A new study published in Molecular Psychiatry on March 5, 2026, sought to clarify this mystery. The research was led by Professor Takuya Takahashi of the Department of Physiology at Yokohama City University Graduate School of Medicine in Japan. The team used an advanced positron emission tomography (PET) imaging method to directly observe changes in glutamate α-amino-3-hydroxy-5-methyl-4-isoxazole propionic acid receptor (AMPAR). This receptor is a key protein that helps regulate communication between brain cells and plays an important role in synaptic plasticity and glutamatergic signaling in patients receiving ketamine. Prof. Takahashi explained, "Although ketamine has shown rapid antidepressant effects in patients with treatment-resistant depression, its molecular mechanism in the human brain has remained unclear."

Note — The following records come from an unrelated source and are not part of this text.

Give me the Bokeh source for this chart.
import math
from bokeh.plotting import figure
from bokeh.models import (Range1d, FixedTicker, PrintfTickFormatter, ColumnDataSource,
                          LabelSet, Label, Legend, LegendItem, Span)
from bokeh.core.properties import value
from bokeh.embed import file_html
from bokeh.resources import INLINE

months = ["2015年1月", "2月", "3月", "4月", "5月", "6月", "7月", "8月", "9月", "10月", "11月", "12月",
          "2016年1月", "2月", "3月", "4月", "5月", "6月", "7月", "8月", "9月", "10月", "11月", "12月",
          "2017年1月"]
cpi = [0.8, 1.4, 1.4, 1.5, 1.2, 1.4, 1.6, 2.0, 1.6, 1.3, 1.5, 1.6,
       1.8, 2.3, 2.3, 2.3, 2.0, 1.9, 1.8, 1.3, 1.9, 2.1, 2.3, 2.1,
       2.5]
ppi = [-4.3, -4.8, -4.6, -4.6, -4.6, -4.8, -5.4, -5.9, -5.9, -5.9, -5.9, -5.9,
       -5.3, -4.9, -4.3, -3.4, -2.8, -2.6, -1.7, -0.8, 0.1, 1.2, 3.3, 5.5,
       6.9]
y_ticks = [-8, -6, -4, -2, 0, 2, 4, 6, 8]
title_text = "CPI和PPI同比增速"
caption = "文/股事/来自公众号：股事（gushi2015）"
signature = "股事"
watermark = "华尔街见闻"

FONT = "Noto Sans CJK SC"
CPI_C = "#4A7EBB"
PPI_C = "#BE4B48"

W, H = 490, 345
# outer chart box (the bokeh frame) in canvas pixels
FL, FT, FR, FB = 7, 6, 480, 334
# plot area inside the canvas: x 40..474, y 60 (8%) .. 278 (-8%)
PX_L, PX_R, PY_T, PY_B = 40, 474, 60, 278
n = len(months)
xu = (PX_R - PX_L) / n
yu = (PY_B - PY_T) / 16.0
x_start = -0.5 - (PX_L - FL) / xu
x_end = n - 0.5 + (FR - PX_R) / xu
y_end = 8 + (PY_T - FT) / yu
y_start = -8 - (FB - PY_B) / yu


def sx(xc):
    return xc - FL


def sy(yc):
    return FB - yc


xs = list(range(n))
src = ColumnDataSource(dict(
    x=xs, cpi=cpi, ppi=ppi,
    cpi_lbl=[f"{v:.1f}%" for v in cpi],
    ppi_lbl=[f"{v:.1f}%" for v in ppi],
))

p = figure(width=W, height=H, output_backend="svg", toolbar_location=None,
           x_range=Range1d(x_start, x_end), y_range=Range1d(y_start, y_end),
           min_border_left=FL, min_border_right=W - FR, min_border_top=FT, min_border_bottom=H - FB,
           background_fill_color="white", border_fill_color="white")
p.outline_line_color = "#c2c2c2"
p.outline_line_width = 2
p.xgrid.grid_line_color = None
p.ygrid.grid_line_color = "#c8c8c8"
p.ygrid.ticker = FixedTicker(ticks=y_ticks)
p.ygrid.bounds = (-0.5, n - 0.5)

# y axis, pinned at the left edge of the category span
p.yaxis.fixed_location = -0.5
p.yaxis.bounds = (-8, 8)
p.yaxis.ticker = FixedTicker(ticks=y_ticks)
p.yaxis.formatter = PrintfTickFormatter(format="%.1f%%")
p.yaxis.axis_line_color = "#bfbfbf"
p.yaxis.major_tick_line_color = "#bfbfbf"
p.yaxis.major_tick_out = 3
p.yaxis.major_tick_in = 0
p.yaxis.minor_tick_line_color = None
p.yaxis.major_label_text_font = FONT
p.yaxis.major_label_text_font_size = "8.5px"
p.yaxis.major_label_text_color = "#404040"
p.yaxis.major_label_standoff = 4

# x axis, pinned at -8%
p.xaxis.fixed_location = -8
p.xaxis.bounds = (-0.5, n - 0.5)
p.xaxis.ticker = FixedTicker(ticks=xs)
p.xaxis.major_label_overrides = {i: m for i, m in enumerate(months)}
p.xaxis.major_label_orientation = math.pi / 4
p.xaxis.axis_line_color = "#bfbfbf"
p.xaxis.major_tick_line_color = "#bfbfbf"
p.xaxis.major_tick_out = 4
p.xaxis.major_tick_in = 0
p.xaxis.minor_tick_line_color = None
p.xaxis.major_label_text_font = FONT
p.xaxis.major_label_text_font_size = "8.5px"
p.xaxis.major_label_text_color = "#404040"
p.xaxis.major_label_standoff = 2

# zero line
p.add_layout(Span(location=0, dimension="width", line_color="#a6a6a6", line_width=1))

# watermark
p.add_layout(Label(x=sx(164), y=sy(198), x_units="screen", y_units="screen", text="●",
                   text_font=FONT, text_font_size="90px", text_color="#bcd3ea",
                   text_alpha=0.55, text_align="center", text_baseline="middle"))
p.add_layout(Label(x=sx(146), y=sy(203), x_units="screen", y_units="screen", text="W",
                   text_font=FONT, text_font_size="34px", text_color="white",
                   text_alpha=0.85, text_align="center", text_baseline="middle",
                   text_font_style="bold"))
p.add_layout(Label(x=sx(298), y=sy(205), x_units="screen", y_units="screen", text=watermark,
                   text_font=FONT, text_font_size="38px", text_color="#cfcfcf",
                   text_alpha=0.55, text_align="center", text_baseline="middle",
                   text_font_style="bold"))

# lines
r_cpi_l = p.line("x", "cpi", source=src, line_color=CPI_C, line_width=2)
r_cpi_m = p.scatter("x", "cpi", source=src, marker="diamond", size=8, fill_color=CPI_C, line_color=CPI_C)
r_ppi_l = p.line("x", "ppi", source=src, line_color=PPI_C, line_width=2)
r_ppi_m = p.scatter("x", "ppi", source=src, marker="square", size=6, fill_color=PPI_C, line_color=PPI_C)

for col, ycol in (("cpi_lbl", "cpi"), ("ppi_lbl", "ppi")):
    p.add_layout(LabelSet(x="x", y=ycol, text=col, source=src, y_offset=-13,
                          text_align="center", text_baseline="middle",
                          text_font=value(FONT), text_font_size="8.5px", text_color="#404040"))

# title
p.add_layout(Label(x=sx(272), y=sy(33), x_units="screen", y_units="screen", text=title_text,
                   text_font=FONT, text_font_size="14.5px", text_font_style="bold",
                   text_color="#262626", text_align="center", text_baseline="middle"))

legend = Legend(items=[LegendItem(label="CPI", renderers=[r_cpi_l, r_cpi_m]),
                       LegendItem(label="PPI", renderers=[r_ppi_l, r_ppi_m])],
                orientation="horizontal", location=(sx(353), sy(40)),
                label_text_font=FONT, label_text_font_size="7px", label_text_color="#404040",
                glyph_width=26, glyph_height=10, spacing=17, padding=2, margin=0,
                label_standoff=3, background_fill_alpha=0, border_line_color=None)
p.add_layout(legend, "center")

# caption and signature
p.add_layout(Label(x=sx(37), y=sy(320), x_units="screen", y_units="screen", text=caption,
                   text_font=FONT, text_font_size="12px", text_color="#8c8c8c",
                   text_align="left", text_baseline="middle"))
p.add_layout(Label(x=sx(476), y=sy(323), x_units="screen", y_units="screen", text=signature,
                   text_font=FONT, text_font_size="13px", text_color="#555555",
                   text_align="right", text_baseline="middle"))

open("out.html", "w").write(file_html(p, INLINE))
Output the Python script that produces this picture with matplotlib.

The research relied on a PET tracer developed earlier by the team, known as [¹¹C]K-2. This tracer allows scientists to visualize cell-surface AMPAR directly in the living human brain. Previous laboratory and animal studies suggested that ketamine's antidepressant effects involve AMPAR activity. The new research provides the first direct evidence of this process occurring in humans.
To conduct the study, the researchers combined data from three registered clinical trials carried out in Japan. The study group included 34 patients diagnosed with TRD and 49 healthy participants who served as controls.
Patients received intravenous ketamine or a placebo over a two-week period. PET brain imaging was performed before the start of treatment and again after the final infusion. This approach allowed researchers to compare changes in AMPAR levels and distribution in the brain over time.
The results showed that people with TRD had widespread abnormalities in AMPAR density compared with healthy participants. These differences appeared in specific brain regions rather than across the brain as a whole. Ketamine did not produce uniform changes throughout the brain. Instead, improvements in depressive symptoms were linked to dynamic, region-specific adjustments in AMPAR levels. Some cortical areas showed increased receptor density, while reductions were seen in regions associated with reward processing, especially the habenula. These region-specific shifts were strongly connected to improvements in patients' depressive symptoms. "Ketamine's antidepressant effect in patients with TRD is mediated by dynamic changes in AMPAR in the living human brain," Prof. Takahashi explained. "Using a novel PET tracer, [11C]K-2, we were able to visualize how ketamine alters AMPAR distribution across specific brain regions and how these changes correlate with improvements in depressive symptoms."
These observations provide direct human evidence that supports mechanisms previously identified in animal studies and connects them to real clinical antidepressant effects.
The findings do more than clarify how ketamine works. They may also have practical clinical value. PET imaging of AMPAR could potentially serve as a biomarker that helps doctors evaluate and predict how individuals with TRD will respond to ketamine treatment.
Because many patients do not respond to standard antidepressants, identifying reliable biological markers for treatment response remains an important goal in mental health care.
By allowing scientists to directly observe AMPAR activity in the living human brain, this research helps bridge a long-standing gap between laboratory research and clinical psychiatry. The results identify AMPAR modulation as a central mechanism behind ketamine's rapid antidepressant effects and suggest that AMPAR PET imaging could guide more personalized treatment strategies in the future.
Ultimately, this work could support the development of more precise therapies for people living with treatment-resistant depression.